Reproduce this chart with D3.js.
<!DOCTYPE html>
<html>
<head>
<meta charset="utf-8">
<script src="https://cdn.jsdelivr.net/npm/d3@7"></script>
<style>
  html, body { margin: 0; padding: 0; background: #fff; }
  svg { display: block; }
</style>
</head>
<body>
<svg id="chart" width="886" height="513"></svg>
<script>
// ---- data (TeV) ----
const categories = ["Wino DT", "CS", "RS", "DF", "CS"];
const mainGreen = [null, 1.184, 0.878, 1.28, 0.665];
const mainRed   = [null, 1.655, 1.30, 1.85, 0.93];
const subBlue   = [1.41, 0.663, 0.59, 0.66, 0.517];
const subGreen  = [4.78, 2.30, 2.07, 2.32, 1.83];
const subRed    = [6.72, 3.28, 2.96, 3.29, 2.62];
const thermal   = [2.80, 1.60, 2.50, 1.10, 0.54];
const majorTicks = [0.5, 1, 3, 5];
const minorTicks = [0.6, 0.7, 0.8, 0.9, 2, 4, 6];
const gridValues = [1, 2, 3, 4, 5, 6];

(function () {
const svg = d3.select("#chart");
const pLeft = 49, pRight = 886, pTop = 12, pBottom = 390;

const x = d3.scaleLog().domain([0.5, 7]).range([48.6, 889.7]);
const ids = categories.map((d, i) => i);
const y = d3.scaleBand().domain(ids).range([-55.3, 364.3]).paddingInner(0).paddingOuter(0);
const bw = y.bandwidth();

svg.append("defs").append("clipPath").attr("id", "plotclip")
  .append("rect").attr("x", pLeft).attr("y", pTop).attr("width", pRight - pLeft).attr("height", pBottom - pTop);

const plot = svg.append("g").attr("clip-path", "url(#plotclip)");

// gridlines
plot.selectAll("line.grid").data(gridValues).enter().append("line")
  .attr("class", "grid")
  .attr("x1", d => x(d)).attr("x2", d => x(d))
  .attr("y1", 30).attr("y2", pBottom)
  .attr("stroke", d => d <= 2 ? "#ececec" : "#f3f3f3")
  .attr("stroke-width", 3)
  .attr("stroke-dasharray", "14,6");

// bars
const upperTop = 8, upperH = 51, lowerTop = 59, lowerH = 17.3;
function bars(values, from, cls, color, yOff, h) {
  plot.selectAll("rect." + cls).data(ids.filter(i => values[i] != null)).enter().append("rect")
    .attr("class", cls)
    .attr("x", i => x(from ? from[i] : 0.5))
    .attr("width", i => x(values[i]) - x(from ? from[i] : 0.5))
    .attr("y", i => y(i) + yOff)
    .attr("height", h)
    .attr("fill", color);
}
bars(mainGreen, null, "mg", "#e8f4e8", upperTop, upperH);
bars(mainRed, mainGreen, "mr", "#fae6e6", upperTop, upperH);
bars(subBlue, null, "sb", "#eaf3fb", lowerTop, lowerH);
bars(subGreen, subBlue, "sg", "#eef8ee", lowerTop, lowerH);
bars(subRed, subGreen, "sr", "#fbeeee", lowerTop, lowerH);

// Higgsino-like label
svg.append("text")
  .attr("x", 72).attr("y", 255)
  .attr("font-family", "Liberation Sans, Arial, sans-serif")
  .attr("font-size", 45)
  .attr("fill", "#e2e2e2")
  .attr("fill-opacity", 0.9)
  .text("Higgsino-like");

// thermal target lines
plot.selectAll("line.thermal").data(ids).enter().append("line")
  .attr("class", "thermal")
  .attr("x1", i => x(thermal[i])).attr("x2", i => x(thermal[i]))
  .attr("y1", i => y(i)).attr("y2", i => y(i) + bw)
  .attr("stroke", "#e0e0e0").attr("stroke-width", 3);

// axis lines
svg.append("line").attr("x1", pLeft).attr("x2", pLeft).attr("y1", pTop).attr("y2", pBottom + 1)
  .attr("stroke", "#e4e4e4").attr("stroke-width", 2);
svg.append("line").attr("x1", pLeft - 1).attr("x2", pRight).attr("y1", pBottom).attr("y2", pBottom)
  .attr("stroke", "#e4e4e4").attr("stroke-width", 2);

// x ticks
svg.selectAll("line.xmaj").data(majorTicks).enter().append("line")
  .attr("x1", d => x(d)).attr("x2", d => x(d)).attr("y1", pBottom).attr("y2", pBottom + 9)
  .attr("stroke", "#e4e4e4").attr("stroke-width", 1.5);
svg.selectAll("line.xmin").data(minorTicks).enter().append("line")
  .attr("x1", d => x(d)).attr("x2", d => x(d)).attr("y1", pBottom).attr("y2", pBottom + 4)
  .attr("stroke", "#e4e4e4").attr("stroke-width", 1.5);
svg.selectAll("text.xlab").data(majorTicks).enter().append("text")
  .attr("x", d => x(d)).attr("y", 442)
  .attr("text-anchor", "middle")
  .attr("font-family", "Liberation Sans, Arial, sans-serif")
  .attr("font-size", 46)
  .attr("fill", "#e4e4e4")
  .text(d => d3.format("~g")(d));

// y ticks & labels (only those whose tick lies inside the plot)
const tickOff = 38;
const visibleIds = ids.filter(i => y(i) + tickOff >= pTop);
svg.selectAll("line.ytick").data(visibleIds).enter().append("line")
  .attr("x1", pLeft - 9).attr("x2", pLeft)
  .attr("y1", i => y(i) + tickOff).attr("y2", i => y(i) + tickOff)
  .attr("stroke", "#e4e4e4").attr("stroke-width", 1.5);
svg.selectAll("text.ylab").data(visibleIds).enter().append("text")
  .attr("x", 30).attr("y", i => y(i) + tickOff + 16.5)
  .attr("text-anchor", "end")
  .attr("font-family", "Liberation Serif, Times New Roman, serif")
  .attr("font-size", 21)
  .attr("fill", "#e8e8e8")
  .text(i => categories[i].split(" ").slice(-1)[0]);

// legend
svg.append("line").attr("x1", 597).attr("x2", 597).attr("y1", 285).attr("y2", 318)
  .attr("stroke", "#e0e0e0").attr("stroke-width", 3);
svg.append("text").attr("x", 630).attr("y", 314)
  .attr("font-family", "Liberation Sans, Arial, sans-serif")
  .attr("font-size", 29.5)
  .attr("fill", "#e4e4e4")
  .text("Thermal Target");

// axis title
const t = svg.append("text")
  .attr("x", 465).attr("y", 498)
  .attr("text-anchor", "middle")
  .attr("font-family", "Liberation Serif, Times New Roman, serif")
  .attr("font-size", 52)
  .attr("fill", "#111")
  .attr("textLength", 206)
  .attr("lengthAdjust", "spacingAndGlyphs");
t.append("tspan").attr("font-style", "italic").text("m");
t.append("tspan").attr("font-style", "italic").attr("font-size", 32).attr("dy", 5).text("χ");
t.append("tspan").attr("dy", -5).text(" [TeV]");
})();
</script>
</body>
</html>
+ + + + + + +
What you will do. Lines containing the string "chart" are to be selected and copied.

Task result.
Reproduce this chart with D3.js.
<svg id="chart" width="886" height="513"></svg>
const svg = d3.select("#chart");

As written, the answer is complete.